This was the first of the popular vigilante thrillers not to be directed by Michael Winner - although some would argue he wasn’t doing much directing on the other three. Instead another Cannon Films alumnus, J. Lee Thompson stepped into the breach for his seventh collaboration with star Charles Bronson. It opens with a nicely handled sequence where a damsel is distressed by first one, then two, then three psycho rapists, until Paul Kersey (Charles Bronson) blows them away. But when Kersey unmasks one he sees his own face, and wakes up from the nightmare in a cold sweat. It’s as close as the film - scripted by Gail Morgan Hickman - gets to psychoanalysis, but Death Wish 4 throws a few offbeat touches into the tired vigilante formula.
Kersey, now settled back into his job as an architect, is happily involved with journalist, Karen Sheldon (Kay Lenz) and dotes on her daughter, Erica (Dana Barron). When Erica fatally overdoses on cocaine, and her boyfriend Randy (Jesse Dabson) is knifed by drug-dealers, Kersey doles out some vigilante justice. He is contacted by enigmatic millionaire, Nathan White (John P. Ryan) who, driven by the drug-related death of his own daughter, provides Kersey with the weapons and information needed to bring down cocaine kingpins, Ed Zacharias (Perry Lopez) and the Romero brothers. Eliminating various key players, Kersey tricks the rival gang lords into a turf war, but comes under suspicion from dogged Detective Reiner (George Dickerson) and Detective Phil Nozaki (Soon-Tek Oh).
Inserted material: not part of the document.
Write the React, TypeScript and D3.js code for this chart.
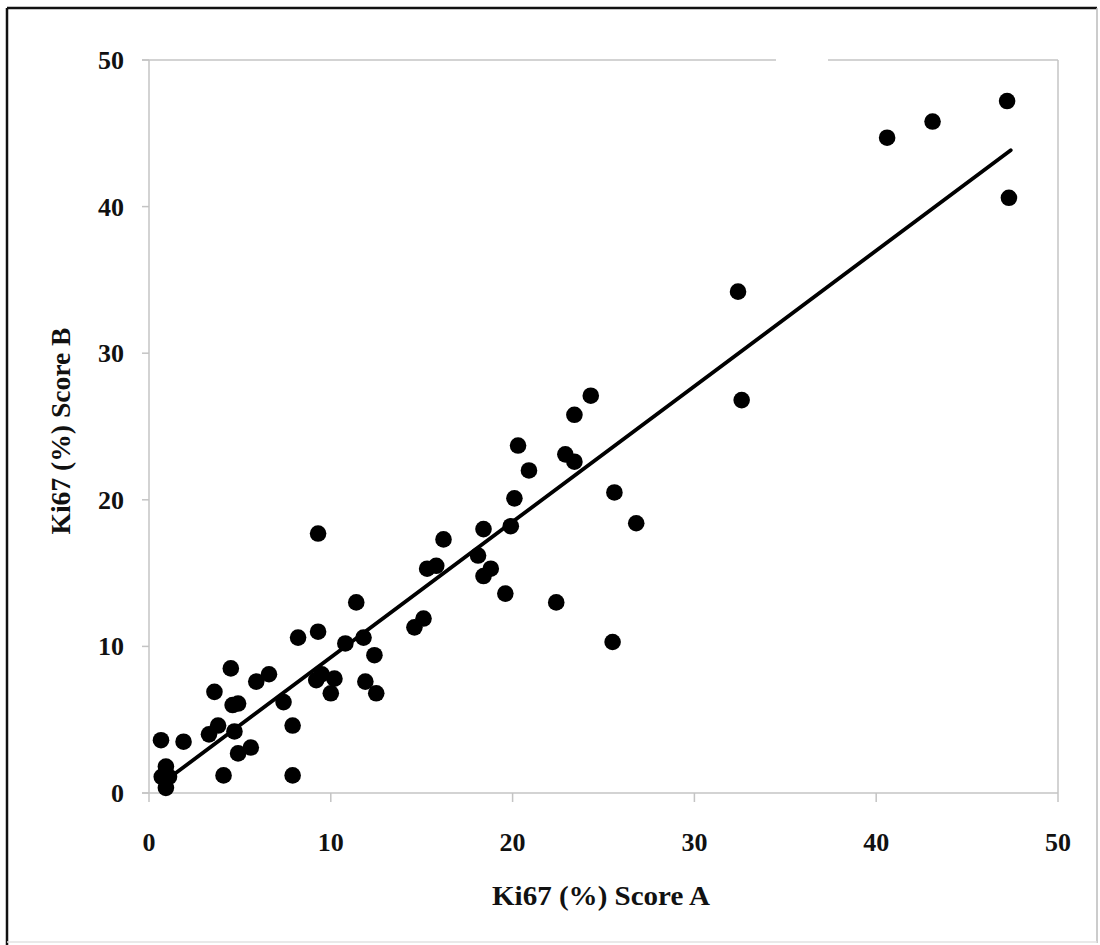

Instead of low-level street criminals, Death Wish 4 pits Kersey against the fat cats and affluent businessmen making drug crime a multimillion dollar industry. “Everyone is using drugs these days”, growls Karen’s tabloid editor. “Doctors, lawyers, businessmen - it’s the American way of life!” The film takes a typically mid-Eighties, simplistic view of the drug problem and Thompson indulges crass shock tactics like the mortician who unveils several drug-related deaths, including a thirteen year old prostitute, but then again this is a glossy exploitation movie. The drug lords are all sub-Scarface caricatures, but memorable victims of Kersey’s vigilante rampage include the opera-loving hitman forever bickering with his trashy girlfriend (“I wish he’d drop dead”, she says before his corpse crashes through her windshield), a video retailer with a store adorned with Cannon movie posters, and a young Danny Trejo blown up by a trick bottle of wine.
Quirky scenes like those hold the interest, even though the script wastes a potentially interesting complication when Kersey kills a corrupt cop. Thompson handles things in professional, if anonymous fashion, hindered by lacklustre performances from the supporting cast. Action-wise, the oilfield gang war Kersey ignites with a single shot proves a reasonably exciting set-piece, but if the shootouts are less trashy than Death Wish 3 (1985), they’re also less fun. A surprise twist plays Kersey for a patsy and leads to the film’s best sequence, a surreal shootout at a roller-skating rink! While the conclusion is shallow and dealt with in an offhand manner typical for this series, it scores points for being more downbeat than the norm.